A maioria do grupo já tem o hábito de praticar exercícios e surfar nas horas livres, mesmo morando longe do mar, mas antes de trips como essas o treinamento fica mais puxado. “No ano passado, quando fomos para as ilhas Mentawai, na Indonésia, fiz uma preparação física de dois meses com bastante ginástica, ioga e alongamento para agüentar o ritmo puxado. Mas na viagem ao Peru nem deu tempo de bloquear a agenda e arrumar as malas. No quarto dia eu mal conseguia me movimentar”, explica Diogo. “O surfista tem que estar bem preparado fisicamente sempre, porque nunca se sabe quando o swell vai chegar”, acrescenta João.

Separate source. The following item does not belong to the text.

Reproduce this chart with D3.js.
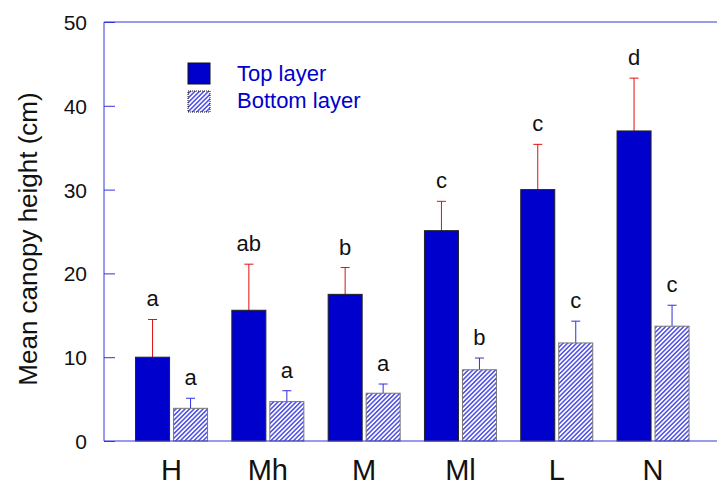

Marcelo Bussmann, 29 anos, o mais novo do grupo, fazia sua terceira expedição para o Peru. “Vale muito a pena ir até lá porque não existe uma onda nem um pouco parecida com essa no Brasil. Cerca de seis e sete pés de altura, mais de 1 km de comprimento, lisa, perfeita. Ela é excelente de manobrar. Uma manobra de linha, que você cava, calcula e manda a batida. Um sonho. Recomendo que quem queira ir pra lá leve pelo menos duas pranchas com remada boa para ondas de linha, diferentes das do Brasil. Eu levei duas 6’3”, aconselha. “Surfo há dez anos na região. Pacasmayo tem as ondas mais longas do mundo. Elas são velozes e, acima de tudo, permitem que você pense nas manobras enquanto ainda está sobre a prancha. É o meu lugar preferido para o esporte. Adoro a Indonésia, mas o Peru oferece uma onda incrível, e é aqui do lado. Quer coisa melhor?”, conclui Richard.